While not always required, for many of the analyses, we will tap into a large suite of additional functions available in R packages by "installing" (basically downloading) and then "loading" the packages. There are some packages that we will use frequently, starting with the mosaic package (Pruim, Kaplan, and Horton, 2014). To install a R package, go to the Packages tab in the lower right panel of R-studio. Click on the Install button and then type in the name of the package in the box (here type in mosaic). R-studio will try to auto-complete the package name you are typing which should help you make sure you got it typed correctly. This will be the first of many times that we will mention that R is case sensitive - in other words, Mosaic is different from mosaic in R syntax. You should only need to install each R package once on a given computer. If you ever see a message that R can't find a package, make sure it appears in the list in the Packages tab and if it doesn't, repeat the previous steps to install it.
After installing the package, we need to load it to make it active. We need to go to the command prompt and type (or copy and paste) require(mosaic):
You may see a warning message about versions of the package and versions of R - this is usually something you can ignore.

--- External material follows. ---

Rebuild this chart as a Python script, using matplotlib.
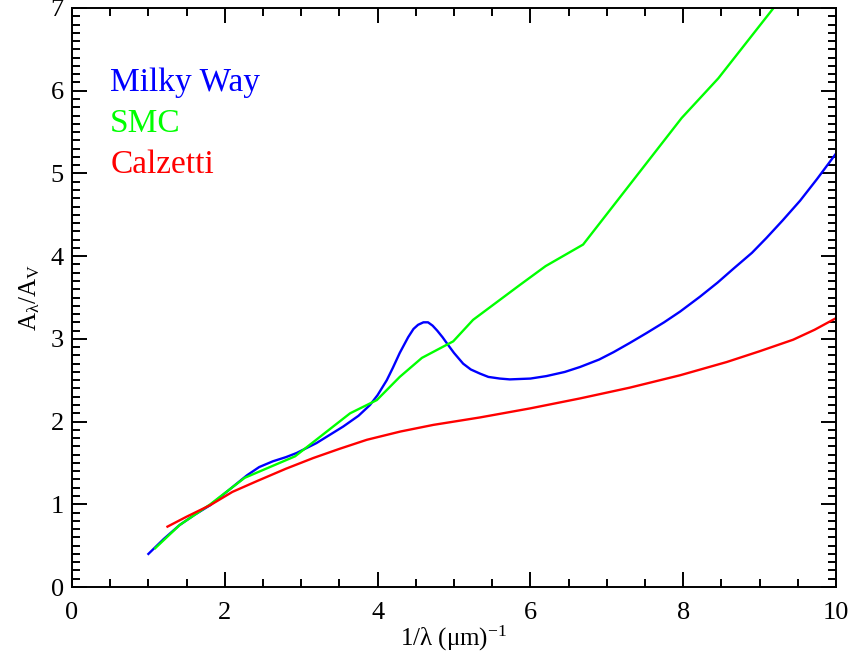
import matplotlib
matplotlib.use("Agg")
import matplotlib.pyplot as plt
from matplotlib.ticker import MultipleLocator

plt.rcParams['font.family'] = ['Liberation Serif', 'DejaVu Serif']
plt.rcParams['mathtext.fontset'] = 'custom'
plt.rcParams['mathtext.rm'] = 'Liberation Serif'
plt.rcParams['mathtext.it'] = 'Liberation Serif'

# Milky Way extinction curve
mw_x = [1.0, 1.2, 1.41, 1.6, 1.81, 2.05, 2.29, 2.45, 2.63, 2.8, 2.94, 3.2, 3.55,
        3.75, 3.9, 4.0, 4.12, 4.2, 4.29, 4.4, 4.47, 4.53, 4.6, 4.66, 4.72,
        4.78, 4.85, 4.92, 5.0, 5.12, 5.22, 5.34, 5.45, 5.6, 5.73, 6.0, 6.21,
        6.45, 6.65, 6.9, 7.09, 7.3, 7.52, 7.75, 7.96, 8.22, 8.45, 8.66, 8.9,
        9.09, 9.3, 9.53, 9.75, 10.0]
mw_y = [0.40, 0.58, 0.75, 0.87, 0.99, 1.17, 1.35, 1.45, 1.52, 1.57, 1.62, 1.74, 1.94,
        2.07, 2.20, 2.32, 2.50, 2.65, 2.83, 3.02, 3.12, 3.17, 3.20, 3.20, 3.16,
        3.10, 3.02, 2.93, 2.83, 2.70, 2.63, 2.58, 2.54, 2.52, 2.51, 2.52, 2.55,
        2.60, 2.66, 2.75, 2.84, 2.95, 3.07, 3.20, 3.33, 3.51, 3.68, 3.85, 4.04,
        4.22, 4.43, 4.67, 4.93, 5.24]

# SMC bar extinction curve
smc_x = [1.09, 1.41, 1.81, 2.26, 2.92, 3.64, 3.99, 4.29, 4.58, 4.99, 5.25,
         5.86, 6.2, 6.69, 7.98, 8.46, 9.2]
smc_y = [0.47, 0.75, 1.00, 1.32, 1.58, 2.10, 2.26, 2.54, 2.77, 2.97, 3.23,
         3.65, 3.88, 4.14, 5.67, 6.15, 7.02]

# Calzetti attenuation curve
calz_x = [1.25, 1.5, 1.81, 2.1, 2.42, 2.8, 3.16, 3.5, 3.86, 4.3, 4.73, 5.34,
          6.0, 6.65, 7.3, 7.96, 8.57, 9.0, 9.44, 9.72, 10.0]
calz_y = [0.73, 0.85, 0.99, 1.15, 1.28, 1.43, 1.56, 1.67, 1.78, 1.88, 1.96, 2.05,
          2.16, 2.28, 2.41, 2.56, 2.72, 2.85, 2.99, 3.11, 3.25]

fig = plt.figure(figsize=(8.54, 6.55), dpi=100)
ax = fig.add_axes([0.0843, 0.1038, 0.8946, 0.884])

ax.plot(mw_x, mw_y, color=(0, 0, 1), lw=1.7)
ax.plot(smc_x, smc_y, color=(0, 1, 0), lw=1.7)
ax.plot(calz_x, calz_y, color=(1, 0, 0), lw=1.7)

ax.set_xlim(0, 10)
ax.set_ylim(0, 7)

ax.xaxis.set_major_locator(MultipleLocator(2))
ax.xaxis.set_minor_locator(MultipleLocator(0.5))
ax.yaxis.set_major_locator(MultipleLocator(1))
ax.yaxis.set_minor_locator(MultipleLocator(0.1))

for s in ax.spines.values():
    s.set_linewidth(1.4)
ax.tick_params(which='both', direction='in', top=True, right=True, width=1.4,
               labelsize=19)
ax.tick_params(which='major', length=10.8)
ax.tick_params(which='minor', length=5.8)
ax.tick_params(axis='x', pad=11)
ax.tick_params(axis='y', pad=6)

ax.set_xlabel(r'1/$\lambda$ ($\mu$m)$^{-1}$', fontsize=18, labelpad=0)
ax.set_ylabel(r'$\mathrm{A_\lambda/A_V}$', fontsize=18, labelpad=6)

ax.text(0.5, 6.0, 'Milky Way', color=(0, 0, 1), fontsize=24)
ax.text(0.5, 5.5, 'SMC', color=(0, 1, 0), fontsize=24)
ax.text(0.5, 5.0, 'Calzetti', color=(1, 0, 0), fontsize=24)

fig.savefig('out.png', dpi=100)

Other warning messages could be more ominous for proceeding but before getting too concerned, there are couple of basic things to check. First, double check that the package is installed. Second, check for typographical errors in your code - especially for mis-spellings or unintended capilization. If you are still having issues, try repeating the installation process or find someone more used to using R to help you. Most computers in computer labs on campus at MSU have R and R-studio installed and provide another venue to use the software if you are having problems5.
To help you go from basic to intermediate R usage, you will want to learn how to manage and save your R code. The best way to do this is using the upper left panel in R-studio using what are called R-scripts and they have a file extension of .R. To start a new .R file to store your code, click on File, then New File, then R Script. This will create a blank page to enter and edit code - then save the file as MyFileName.R in your preferred location. Saving your code will mean that you can return to where you last were working by simply re-running the saved script file. With code in the script window, you can place the cursor on a line of code or highlight a chunk of code and hit the "Run" button on the upper part of the panel. It will appear in the console with results just like what you got if you typed it after the command prompt. Figure 0-4 shows the screen with the code used in this section in the upper left panel, saved in file called Ch0.R, with the results of highlighting and executing the first section of code using the "Run" button.
3The need to keep the code up-to-date as R continues to evolve is one reason that this book is locally published...
4If you are having trouble getting the file converted and read into R, copy and run the following code: treadmill=read.csv("http://dl.dropboxusercontent.com/u/77307195/treadmill.csv",header=T)
5We highly recommend that you do not wait until the last minute to try to get R code to work for your own assignments. Even experienced R users can sometimes need a little time to find their errors.